The FARK faithful submit thousands of links every day, making the site a model of participatory democracy. But only a fraction of those links make it on the site. Drew Curtis, the founder of FARK, is the filter through which every link passes before it makes it to the front page.

We caught up with Curtis at a Sports by Brooks event in Sacramento.

BadMouth: There are people out there, I’m sure, who only get their news from FARK, what kind of picture of the world do they get?

Drew Curtis: FARK says that once a month, somewhere in the world, a wife chops her husband’s penis off. At least once a day, somewhere in America, a tractor-trailer truck full of food overturns. Florida and California are really weird places to live. The British have horrible teeth. France surrenders. I’m trying to think about what else we have on there…Oh, and the Japanese are just a horribly, horribly screwed up culture.

BadMouth: FARK doesn’t seem to have an underlying ideology. Do you make any effort to “steer the ship” and keep it in the middle?

Drew Curtis: Actually, it’s really funny. Rather than trying to keep it in the middle, we try to steer it really hard left and right, all the time—with any luck, a good balance between the two. This week is a pretty good example. On Monday or Tuesday we’d run some pretty good right-wing articles in the last 48 hours. So much so, that I was getting complaints about it.

I was doing a lot of my work out of a Starbucks in downtown San Francisco in the morning. So I get there at 6:00 A.M., and I’m talking to Jeff who’s taking care of the link selection. He says, “I’m getting a lot of complaints about this. So I guess we should do some left articles.”

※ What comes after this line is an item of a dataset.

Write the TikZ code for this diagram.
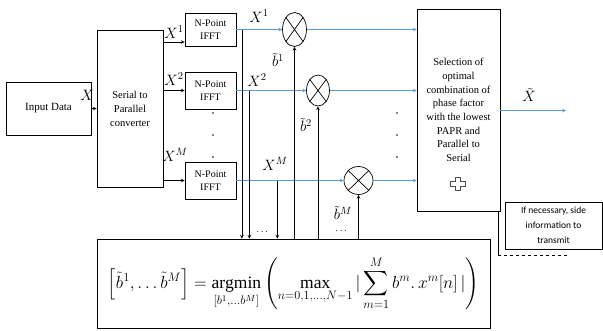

I say, “That sounds fine to me.”

He said, “What would that be exactly?”

I’m like, “Well, uh ‘Bush sucks,’ ‘The economy’s bad,’ and, uh, ‘The Iraq thing isn’t going so well.’ — Stick to that. That’ll probably do it.”

BadMouth: So in some sense, you do try try to guide the site, at least to create a balance between the two sides.

Drew Curtis: We do polarities in equal amounts.

BadMouth: So you try not to inject your politics into the site. Is there anything of your personality that does show in FARK?

“Everyone else is stupid, and you’re not.”

Drew Curtis: Yeah, kind of the general theme—I was talking to someone from a newspaper that hit the nail on the head as far as themes on FARK go. It’s that “Everyone else is stupid, and you’re not.” That part of my personality comes through.

BadMouth: How much of the work do you actually do on the site?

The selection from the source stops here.